To meet anticipated production requirements as a result of a growing demand for its products, Mother Parkers needed to build a new roasting and distribution facility in a short amount of time.
Mother Parkers selected The Austin Company’s facility location division, Austin Consulting, to conduct a study to determine the best location for the proposed facility. After thoroughly analyzing more than 20 states — taking into consideration critical factors such as transportation, utilities, labor and taxes — the group pinpointed Fort Worth, Texas. Not only is Fort Worth a transportation hub, but Texas ports are also highly-efficient in importing green coffee beans. These location attributes offer Mother Parkers the flexibility it needs to expand its U.S. market as demand for its products grows.
After identifying the location, Austin was then selected to design, engineer and construct the roasting and distribution plant under a design-build contract. The new Fort Worth facility complements Mother Parkers’ existing operations throughout the U.S.
The project consisted of designing and building a 100, 000 SF facility for roasting, packaging and distributing whole bean and ground coffee. The facility was operational just nine months after initial construction began, despite several construction challenges. Up to five different erection and construction crews worked together to keep the aggressive schedule on track.
The plant was designed to produce more than 20-million pounds of coffee per year, with the flexibility to produce up to 80-million pounds in the future. Austin designed the facility to allow Mother Parkers to install additional roasting and grinding equipment without major structural changes and with minimal disruption to operations.
The building layout supports a highly-efficient production flow, beginning with bean receiving at three recessed truck docks. The beans move to silo storage and a cleaning room, through coffee roasting and grinding operations, to packaging systems in the center of the building, and finally to the rack warehouse.
The product is ultimately shipped from four truck docks located in the warehouse. The layout was designed to allow for easy expansion — certain walls are constructed of metal siding and can be readily moved to provide for future expansion needs.

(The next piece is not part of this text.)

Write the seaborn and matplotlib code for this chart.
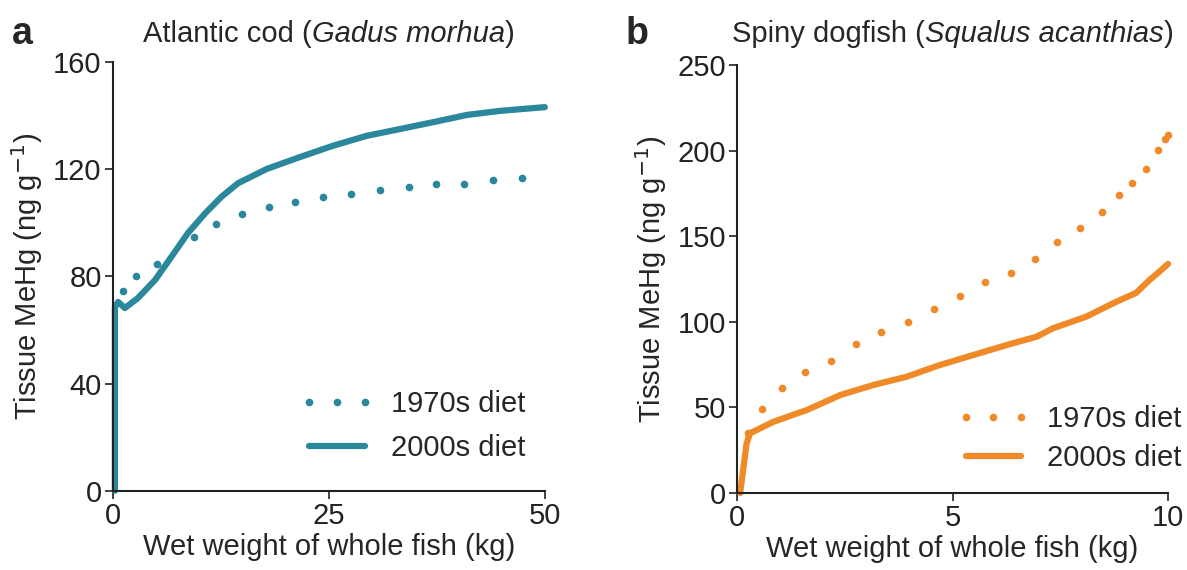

A unique color scheme highlights the importance of each area within the plant. The tiled floor surrounding the roaster and grinders reinforces this concept. A state-of-the-art control room is centrally located in the main building. It features wall-to-wall windows for a view of major operations. The control room is complete with desktop computer control stations. A multimedia wall allows a single operator to monitor and control all plant operations, including raw material storage, coffee production and packaging.